Actions

Marketing professionals explain similarities between cigarette, e-cigarette marketing

Posted
and last updated

E-cigarette companies are currently fighting an uphill battle.

The U.S. Food and Drug Administration sent a letter warning them against the way they were marketing their products. This is what they wrote to JUUL Labs, Inc. on September 9:

Today, the U.S. Food and Drug Administration issued a warning letter to JUUL Labs Inc. for marketing unauthorized modified risk tobacco products by engaging in labeling, advertising, and/or other activities directed to consumers, including a presentation given to youth at a school. The agency also sent a letter to the company expressing concern, and requesting more information, about several issues raised in a recent Congressional hearing regarding JUUL’s outreach and marketing practices, including those targeted at students, tribes, health insurers and employers.

Juul responded later that month by hiring a new CEO and suspending all of their advertisements.

But this battle isn’t exactly a new one. Back in the 1960s, America was having similar conversations with tobacco companies.

“Cigarettes used to be marketed everywhere and you wouldn’t believe some of the claims that were being made,” said Darrin Duber-Smith, a marketing professor with Metropolitan State University of Denver. He has worked in the marketing industry for 36 years.

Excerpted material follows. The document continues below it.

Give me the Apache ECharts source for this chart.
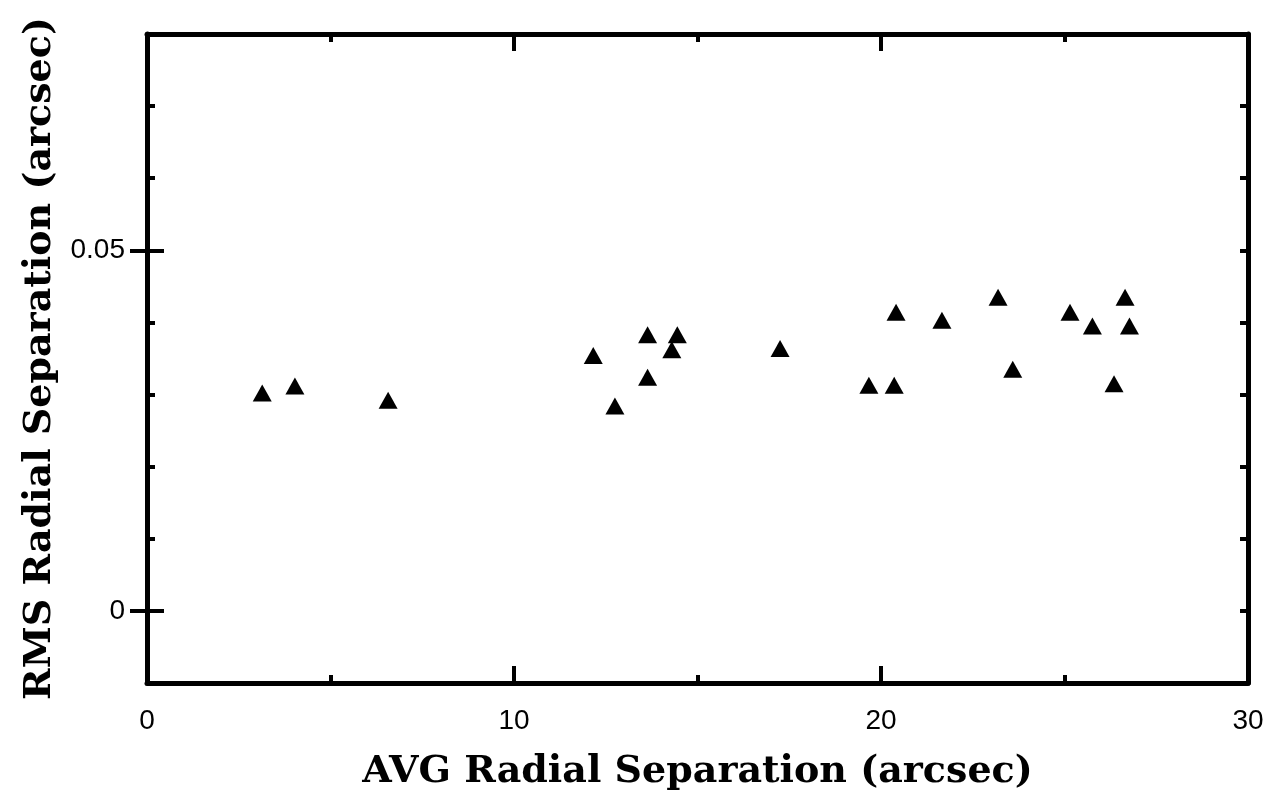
<!DOCTYPE html>
<html><head><meta charset="utf-8">
<script src="https://cdn.jsdelivr.net/npm/echarts@6/dist/echarts.min.js"></script>
<style>html,body{margin:0;padding:0;background:#fff}#c{width:1272px;height:793px}</style>
</head><body><div id="c"></div>
<script>
const avgSep = [3.14, 4.03, 6.57, 12.16, 12.75, 13.64, 13.64, 14.30, 14.45, 17.25, 19.67, 20.36, 20.41, 21.66, 23.19, 23.59, 25.15, 25.76, 26.35, 26.65, 26.77];
const rmsSep = [0.0302, 0.0312, 0.0292, 0.0354, 0.0284, 0.0383, 0.0324, 0.0362, 0.0383, 0.0364, 0.0313, 0.0313, 0.0414, 0.0403, 0.0435, 0.0335, 0.0414, 0.0395, 0.0315, 0.0435, 0.0395];
const xLabelValues = [0, 10, 20, 30];
const yLabelValues = [0, 0.05];
const xTitle = 'AVG Radial Separation (arcsec)';
const yTitle = 'RMS Radial Separation (arcsec)';

const points = avgSep.map((x, i) => [x, rmsSep[i]]);
const lineStyle = { color: '#000', width: 5 };
const labelFont = { fontFamily: "'Liberation Sans', Arial, sans-serif", fontSize: 28, color: '#000' };
const titleFont = { fontFamily: "'DejaVu Serif', serif", fontWeight: 'bold', fontSize: 38, color: '#000' };

const chart = echarts.init(document.getElementById('c'), null, { renderer: 'canvas' });
chart.setOption({
  animation: false,
  backgroundColor: '#fff',
  grid: { left: 147, right: 24, top: 34, bottom: 110, containLabel: false, outerBoundsMode: 'none' },
  xAxis: [
    {
      type: 'value', position: 'bottom', min: 0, max: 30, interval: 10,
      name: xTitle, nameLocation: 'middle', nameGap: 70, nameTextStyle: titleFont,
      axisLine: { show: true, lineStyle: lineStyle, onZero: false },
      axisTick: { show: true, inside: true, length: 17, lineStyle: { color: '#000', width: 4 } },
      minorTick: { show: true, splitNumber: 2, length: 8, lineStyle: { color: '#000', width: 4 } },
      axisLabel: Object.assign({ margin: 24, formatter: v => xLabelValues.includes(v) ? String(v) : '' }, labelFont),
      splitLine: { show: false }
    },
    {
      type: 'value', position: 'top', min: 0, max: 30, interval: 10,
      axisLine: { show: true, lineStyle: lineStyle, onZero: false },
      axisTick: { show: true, inside: true, length: 17, lineStyle: { color: '#000', width: 4 } },
      minorTick: { show: true, splitNumber: 2, length: 8, lineStyle: { color: '#000', width: 4 } },
      axisLabel: { show: false },
      splitLine: { show: false }
    }
  ],
  yAxis: [
    {
      type: 'value', position: 'left', min: -0.01, max: 0.08, interval: 0.01,
      name: yTitle, nameLocation: 'middle', nameGap: 80, nameTextStyle: titleFont,
      axisLine: { show: true, lineStyle: lineStyle, onZero: false },
      axisTick: { show: true, inside: true, length: 8, lineStyle: { color: '#000', width: 4 } },
      axisLabel: Object.assign({ margin: 22, formatter: v => yLabelValues.some(t => Math.abs(t - v) < 1e-9) ? (Math.abs(v) < 1e-9 ? '0' : String(+v.toFixed(2))) : '' }, labelFont),
      splitLine: { show: false }
    },
    {
      type: 'value', position: 'left', offset: 0, min: -0.01, max: 0.08,
      axisLine: { show: false },
      axisTick: { show: true, inside: true, length: 17, customValues: yLabelValues, lineStyle: { color: '#000', width: 4 } },
      axisLabel: { show: false },
      splitLine: { show: false }
    },
    {
      type: 'value', position: 'right', min: -0.01, max: 0.08, interval: 0.01,
      axisLine: { show: true, lineStyle: lineStyle, onZero: false },
      axisTick: { show: true, inside: true, length: 8, lineStyle: { color: '#000', width: 4 } },
      axisLabel: { show: false },
      splitLine: { show: false }
    },
    {
      type: 'value', position: 'right', offset: 0, min: -0.01, max: 0.08,
      axisLine: { show: false },
      axisTick: { show: true, inside: true, length: 17, customValues: yLabelValues, lineStyle: { color: '#000', width: 4 } },
      axisLabel: { show: false },
      splitLine: { show: false }
    }
  ],
  series: [{
    type: 'scatter', xAxisIndex: 0, yAxisIndex: 0,
    symbol: 'triangle', symbolSize: [19, 17],
    itemStyle: { color: '#000', opacity: 1 },
    data: points
  }]
});
</script>
</body></html>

The first tobacco companies popped up in the United States in the mid-1800s. Nearly 100 years later in 1949, tobacco was the most heavily advertised product on network TV.

At the time, officials didn’t know cigarette smoking would be responsible for more than 480,000 deaths in the U.S. per year, according to the CDC.

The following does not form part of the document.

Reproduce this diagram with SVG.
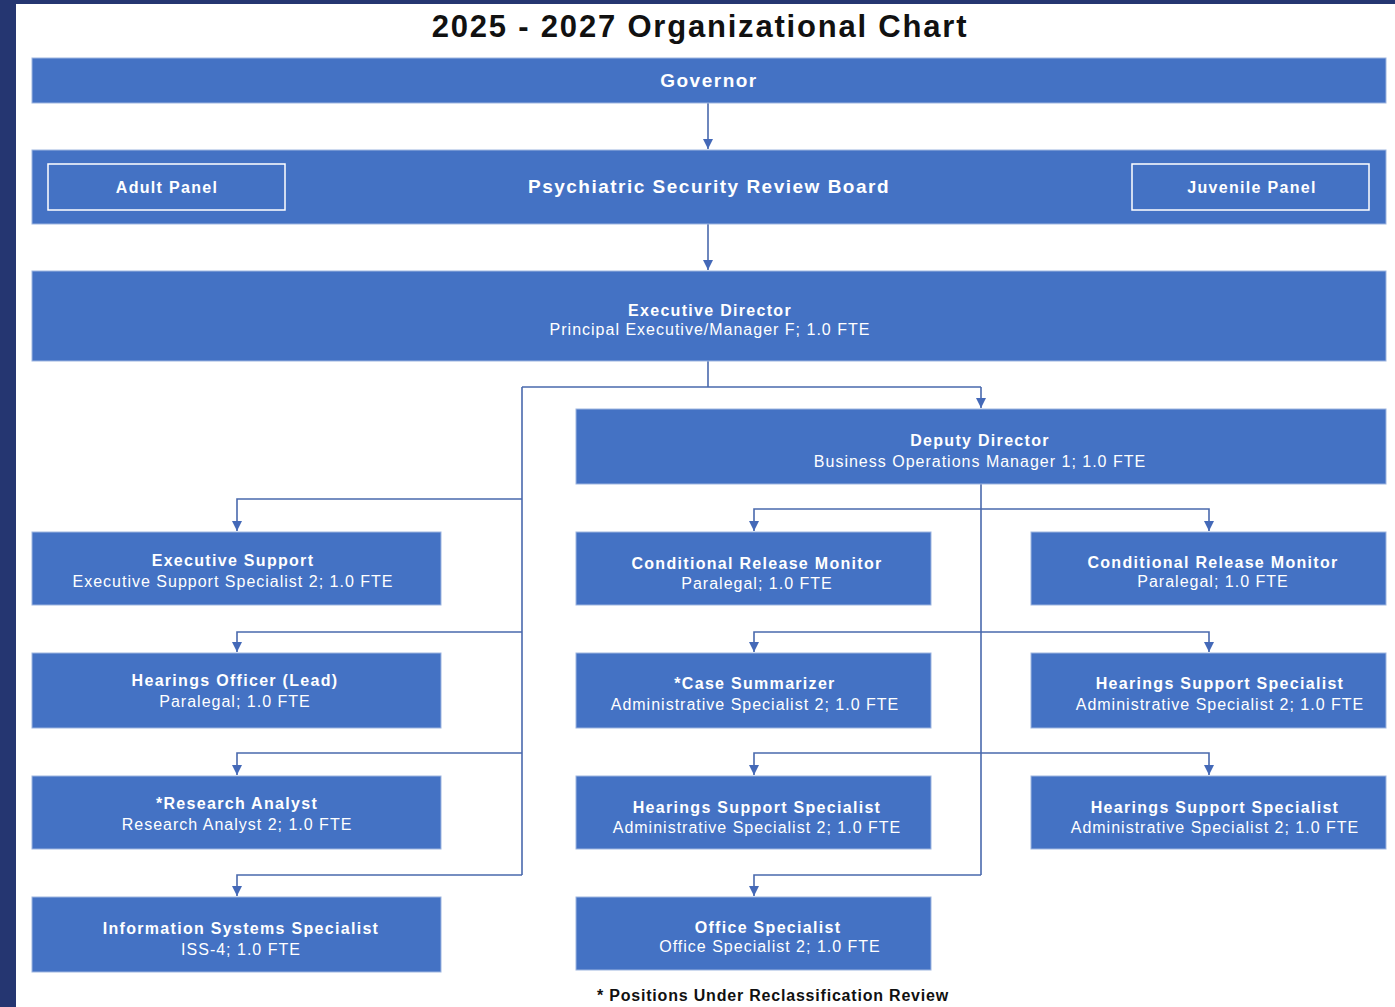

Then in 1970, the government established the Public Health Cigarette Smoking Act of 1970. But that didn’t stop direct marketing, like the cartoon character Joe Camel in the 1980s and 1990s. The tobacco company behind the mascot was accused of attracting young people to their products.

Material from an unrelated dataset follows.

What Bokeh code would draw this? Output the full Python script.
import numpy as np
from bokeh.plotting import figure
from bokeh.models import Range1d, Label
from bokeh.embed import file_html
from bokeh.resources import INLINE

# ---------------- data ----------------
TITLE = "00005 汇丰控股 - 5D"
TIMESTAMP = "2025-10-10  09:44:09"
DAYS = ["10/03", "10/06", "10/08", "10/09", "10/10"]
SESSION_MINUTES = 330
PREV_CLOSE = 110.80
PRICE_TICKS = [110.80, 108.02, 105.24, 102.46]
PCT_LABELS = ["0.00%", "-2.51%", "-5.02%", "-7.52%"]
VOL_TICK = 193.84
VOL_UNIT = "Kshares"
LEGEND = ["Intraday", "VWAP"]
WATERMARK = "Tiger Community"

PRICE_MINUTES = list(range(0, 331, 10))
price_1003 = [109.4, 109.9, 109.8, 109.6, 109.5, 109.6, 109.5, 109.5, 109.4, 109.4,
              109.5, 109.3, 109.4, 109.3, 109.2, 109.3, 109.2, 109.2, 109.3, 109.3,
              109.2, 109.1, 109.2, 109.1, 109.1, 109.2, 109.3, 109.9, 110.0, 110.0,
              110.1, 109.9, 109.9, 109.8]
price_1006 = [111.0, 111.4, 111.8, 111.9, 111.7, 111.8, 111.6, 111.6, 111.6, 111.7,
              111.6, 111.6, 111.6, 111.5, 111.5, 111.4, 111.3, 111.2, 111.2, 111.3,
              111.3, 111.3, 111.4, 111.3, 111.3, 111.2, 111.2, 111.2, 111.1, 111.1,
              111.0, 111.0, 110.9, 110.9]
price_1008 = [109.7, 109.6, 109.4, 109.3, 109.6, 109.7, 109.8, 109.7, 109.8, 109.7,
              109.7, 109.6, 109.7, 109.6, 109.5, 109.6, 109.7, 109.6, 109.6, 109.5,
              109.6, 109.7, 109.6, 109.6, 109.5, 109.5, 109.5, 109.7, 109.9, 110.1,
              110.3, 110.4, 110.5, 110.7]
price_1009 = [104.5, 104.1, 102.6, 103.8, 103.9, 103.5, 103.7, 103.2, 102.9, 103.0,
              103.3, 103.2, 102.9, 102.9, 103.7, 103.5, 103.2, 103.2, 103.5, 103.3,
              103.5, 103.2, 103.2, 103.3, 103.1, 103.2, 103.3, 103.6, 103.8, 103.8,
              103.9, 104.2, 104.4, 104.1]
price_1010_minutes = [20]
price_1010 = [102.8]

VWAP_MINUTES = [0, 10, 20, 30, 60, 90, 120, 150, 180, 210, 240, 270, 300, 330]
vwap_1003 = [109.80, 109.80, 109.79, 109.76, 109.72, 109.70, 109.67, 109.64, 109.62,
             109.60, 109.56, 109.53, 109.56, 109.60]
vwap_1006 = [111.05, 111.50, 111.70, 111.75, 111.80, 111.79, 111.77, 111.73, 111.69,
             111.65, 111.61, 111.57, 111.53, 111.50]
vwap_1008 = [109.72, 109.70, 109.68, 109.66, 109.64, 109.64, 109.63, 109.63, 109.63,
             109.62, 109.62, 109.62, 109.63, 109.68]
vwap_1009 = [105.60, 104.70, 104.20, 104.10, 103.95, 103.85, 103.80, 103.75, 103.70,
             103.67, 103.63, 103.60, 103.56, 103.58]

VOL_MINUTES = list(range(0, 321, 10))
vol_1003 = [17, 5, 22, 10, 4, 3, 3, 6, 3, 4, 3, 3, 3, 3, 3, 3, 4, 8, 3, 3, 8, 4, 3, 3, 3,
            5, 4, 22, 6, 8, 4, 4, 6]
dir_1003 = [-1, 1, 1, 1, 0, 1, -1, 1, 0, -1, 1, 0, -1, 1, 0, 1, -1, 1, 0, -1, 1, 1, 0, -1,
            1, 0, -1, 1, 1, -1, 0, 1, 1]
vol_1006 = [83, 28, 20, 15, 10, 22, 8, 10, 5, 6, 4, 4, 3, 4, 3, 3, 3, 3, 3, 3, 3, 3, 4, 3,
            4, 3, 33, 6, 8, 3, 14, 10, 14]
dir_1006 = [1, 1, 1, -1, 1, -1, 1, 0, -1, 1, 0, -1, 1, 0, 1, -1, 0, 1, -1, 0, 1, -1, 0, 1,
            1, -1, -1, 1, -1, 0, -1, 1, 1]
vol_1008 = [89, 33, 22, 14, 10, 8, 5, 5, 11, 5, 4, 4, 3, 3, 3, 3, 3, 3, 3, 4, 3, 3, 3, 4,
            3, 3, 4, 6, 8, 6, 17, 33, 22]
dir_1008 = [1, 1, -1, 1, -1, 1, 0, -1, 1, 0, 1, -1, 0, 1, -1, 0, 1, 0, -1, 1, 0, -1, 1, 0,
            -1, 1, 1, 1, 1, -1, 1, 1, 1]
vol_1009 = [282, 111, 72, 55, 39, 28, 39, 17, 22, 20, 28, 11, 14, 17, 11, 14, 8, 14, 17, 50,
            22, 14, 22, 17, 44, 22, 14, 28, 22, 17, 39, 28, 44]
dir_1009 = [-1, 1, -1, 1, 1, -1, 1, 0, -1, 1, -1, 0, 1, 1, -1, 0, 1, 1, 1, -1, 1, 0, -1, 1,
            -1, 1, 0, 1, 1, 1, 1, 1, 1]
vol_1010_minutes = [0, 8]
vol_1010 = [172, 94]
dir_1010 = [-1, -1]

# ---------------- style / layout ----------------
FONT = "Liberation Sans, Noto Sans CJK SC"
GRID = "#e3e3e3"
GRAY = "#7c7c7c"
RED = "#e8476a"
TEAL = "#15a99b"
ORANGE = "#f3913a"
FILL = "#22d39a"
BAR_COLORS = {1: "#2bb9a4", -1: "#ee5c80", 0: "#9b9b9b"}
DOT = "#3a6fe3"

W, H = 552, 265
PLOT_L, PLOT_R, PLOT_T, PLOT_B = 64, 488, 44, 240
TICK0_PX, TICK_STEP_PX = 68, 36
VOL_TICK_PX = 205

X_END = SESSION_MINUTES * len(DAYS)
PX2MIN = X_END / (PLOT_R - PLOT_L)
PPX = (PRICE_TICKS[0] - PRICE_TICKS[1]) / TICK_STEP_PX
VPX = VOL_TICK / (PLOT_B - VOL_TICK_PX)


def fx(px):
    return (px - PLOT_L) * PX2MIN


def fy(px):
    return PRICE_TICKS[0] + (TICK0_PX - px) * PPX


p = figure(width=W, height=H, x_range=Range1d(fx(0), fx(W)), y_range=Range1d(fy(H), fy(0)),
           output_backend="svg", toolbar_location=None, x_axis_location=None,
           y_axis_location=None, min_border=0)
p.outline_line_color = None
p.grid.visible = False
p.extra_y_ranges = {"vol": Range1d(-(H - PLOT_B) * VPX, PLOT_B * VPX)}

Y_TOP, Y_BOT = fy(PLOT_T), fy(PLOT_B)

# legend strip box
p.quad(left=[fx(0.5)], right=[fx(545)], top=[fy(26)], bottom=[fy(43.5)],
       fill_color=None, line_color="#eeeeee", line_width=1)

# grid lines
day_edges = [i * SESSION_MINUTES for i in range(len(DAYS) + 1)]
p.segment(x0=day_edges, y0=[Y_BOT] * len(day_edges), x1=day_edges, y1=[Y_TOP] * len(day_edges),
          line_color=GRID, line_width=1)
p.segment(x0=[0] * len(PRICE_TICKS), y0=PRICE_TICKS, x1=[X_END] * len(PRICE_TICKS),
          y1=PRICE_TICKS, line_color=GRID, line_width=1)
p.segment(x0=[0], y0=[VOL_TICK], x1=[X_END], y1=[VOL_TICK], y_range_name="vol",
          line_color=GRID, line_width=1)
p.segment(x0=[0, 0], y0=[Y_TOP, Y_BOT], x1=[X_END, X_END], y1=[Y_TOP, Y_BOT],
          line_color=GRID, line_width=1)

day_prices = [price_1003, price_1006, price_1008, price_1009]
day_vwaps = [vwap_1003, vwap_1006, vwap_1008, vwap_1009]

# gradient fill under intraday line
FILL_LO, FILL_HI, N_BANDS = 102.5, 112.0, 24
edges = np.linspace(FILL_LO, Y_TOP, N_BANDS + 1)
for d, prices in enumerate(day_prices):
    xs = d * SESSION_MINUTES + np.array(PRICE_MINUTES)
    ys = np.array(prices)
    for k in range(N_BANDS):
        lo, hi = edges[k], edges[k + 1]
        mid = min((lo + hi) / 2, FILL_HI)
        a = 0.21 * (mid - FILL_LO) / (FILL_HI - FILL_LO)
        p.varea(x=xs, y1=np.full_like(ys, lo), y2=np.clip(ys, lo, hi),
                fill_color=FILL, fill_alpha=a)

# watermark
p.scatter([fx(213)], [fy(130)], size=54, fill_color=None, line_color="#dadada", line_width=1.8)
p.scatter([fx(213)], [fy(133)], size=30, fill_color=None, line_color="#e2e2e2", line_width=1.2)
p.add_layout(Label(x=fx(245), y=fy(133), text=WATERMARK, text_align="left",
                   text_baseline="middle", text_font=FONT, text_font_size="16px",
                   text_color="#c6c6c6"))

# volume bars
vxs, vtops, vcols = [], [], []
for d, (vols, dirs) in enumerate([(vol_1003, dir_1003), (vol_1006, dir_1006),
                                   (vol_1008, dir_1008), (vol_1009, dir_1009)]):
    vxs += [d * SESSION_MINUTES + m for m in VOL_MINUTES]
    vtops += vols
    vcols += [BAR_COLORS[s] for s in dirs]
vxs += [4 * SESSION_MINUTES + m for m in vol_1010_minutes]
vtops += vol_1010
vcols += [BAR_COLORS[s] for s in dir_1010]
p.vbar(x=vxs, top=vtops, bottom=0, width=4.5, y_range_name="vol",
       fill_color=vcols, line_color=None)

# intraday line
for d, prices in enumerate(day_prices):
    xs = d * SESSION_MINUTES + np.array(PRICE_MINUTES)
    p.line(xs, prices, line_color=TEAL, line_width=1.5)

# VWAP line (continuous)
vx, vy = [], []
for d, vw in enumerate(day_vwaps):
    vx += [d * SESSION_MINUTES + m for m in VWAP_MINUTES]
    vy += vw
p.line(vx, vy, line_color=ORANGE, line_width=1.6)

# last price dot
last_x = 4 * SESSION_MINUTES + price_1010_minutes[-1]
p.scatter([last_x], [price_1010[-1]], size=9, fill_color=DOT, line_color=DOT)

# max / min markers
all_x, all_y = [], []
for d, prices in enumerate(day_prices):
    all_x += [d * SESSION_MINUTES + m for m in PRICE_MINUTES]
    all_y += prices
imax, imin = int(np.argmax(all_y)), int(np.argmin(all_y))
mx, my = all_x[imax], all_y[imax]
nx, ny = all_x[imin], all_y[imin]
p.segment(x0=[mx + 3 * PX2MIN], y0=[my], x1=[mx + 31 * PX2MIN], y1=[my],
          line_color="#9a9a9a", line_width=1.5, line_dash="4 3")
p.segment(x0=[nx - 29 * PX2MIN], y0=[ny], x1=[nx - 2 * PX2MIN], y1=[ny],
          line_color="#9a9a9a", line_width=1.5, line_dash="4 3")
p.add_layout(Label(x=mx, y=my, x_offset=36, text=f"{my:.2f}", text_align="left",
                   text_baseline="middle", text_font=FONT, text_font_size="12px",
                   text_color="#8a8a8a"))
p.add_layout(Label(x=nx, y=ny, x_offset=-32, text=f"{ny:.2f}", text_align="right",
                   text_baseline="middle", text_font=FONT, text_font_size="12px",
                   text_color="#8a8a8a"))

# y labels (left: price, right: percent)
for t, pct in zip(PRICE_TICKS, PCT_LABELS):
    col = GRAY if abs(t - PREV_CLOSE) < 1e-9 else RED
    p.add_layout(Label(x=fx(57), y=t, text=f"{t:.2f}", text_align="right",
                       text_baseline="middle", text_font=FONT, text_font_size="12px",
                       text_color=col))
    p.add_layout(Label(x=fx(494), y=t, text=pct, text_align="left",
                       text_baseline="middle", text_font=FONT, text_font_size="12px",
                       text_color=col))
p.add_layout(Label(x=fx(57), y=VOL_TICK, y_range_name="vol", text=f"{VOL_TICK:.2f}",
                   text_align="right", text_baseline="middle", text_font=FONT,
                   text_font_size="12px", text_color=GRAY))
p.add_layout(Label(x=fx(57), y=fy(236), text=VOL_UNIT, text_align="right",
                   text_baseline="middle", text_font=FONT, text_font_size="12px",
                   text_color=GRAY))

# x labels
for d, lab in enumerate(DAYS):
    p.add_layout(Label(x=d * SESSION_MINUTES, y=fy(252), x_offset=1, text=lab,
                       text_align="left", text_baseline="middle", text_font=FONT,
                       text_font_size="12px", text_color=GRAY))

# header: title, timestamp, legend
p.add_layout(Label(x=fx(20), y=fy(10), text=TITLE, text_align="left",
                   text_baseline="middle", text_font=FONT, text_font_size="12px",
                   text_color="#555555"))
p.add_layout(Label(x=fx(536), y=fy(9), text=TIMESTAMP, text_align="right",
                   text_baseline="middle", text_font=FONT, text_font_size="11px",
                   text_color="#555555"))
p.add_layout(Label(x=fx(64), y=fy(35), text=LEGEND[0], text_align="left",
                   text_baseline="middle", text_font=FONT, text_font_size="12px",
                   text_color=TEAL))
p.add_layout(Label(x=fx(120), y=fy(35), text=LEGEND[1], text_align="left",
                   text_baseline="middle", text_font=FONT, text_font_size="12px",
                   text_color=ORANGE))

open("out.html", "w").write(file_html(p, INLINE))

Marketing professionals like Duber-Smith have watched as a new product has gained popularity. E-cigarettes were introduced to America in the mid-2000s.

The nicotine product was marketed as a safer option to cigarettes. But e-cig companies are attracting more than tobacco users looking to quit their habit.

“They’re doing a lot of what early tobacco companies did, which is glamorize the use of the product,” Duber-Smith said. “Even though it might be intended for adults, sort of like Joe Camel the cartoon character, it still might resonate with children and teenagers.”

“If you look at the coloring and the fonts and the whole positioning of the campaign it was clearly targeted direct to young adults,” Stanton Glantz said.

Glantz is a tobacco researcher at UCSF Center for Tobacco Control Research and Education. He’s been studying the industry since 1978.

“They’re promoting their products as fun, as a way to affiliate with your friends,” he said.

The FDA noticed and intervened.

“I think the regulatory environment is now playing catch up and they are starting to look at this category as they’ve looked at the tobacco category,” Duber-Smith said. “And they are starting to see the youth addiction and that sort of thing.”

“They used all of the knowledge that the big cig companies developed in order to hook kids to design their product and their marketing campaigns,” Glantz said.

Juul responded by announcing it would pull all of its advertising.

“Brands operate in the world of public perception so Juul unfortunately is taking the brunt of this,” Duber-Smith said.

Only around 15 years passed between the time e-cigs came to America and when Juul stopped its marketing. But news of hundreds of vape-related lung illnesses and several deaths also came much more quickly than it did with cigarettes.

Just like tobacco companies, e-cig companies might soon see stricter regulations.

“A lot of it is going to come down to what the FDA does,” Glantz said.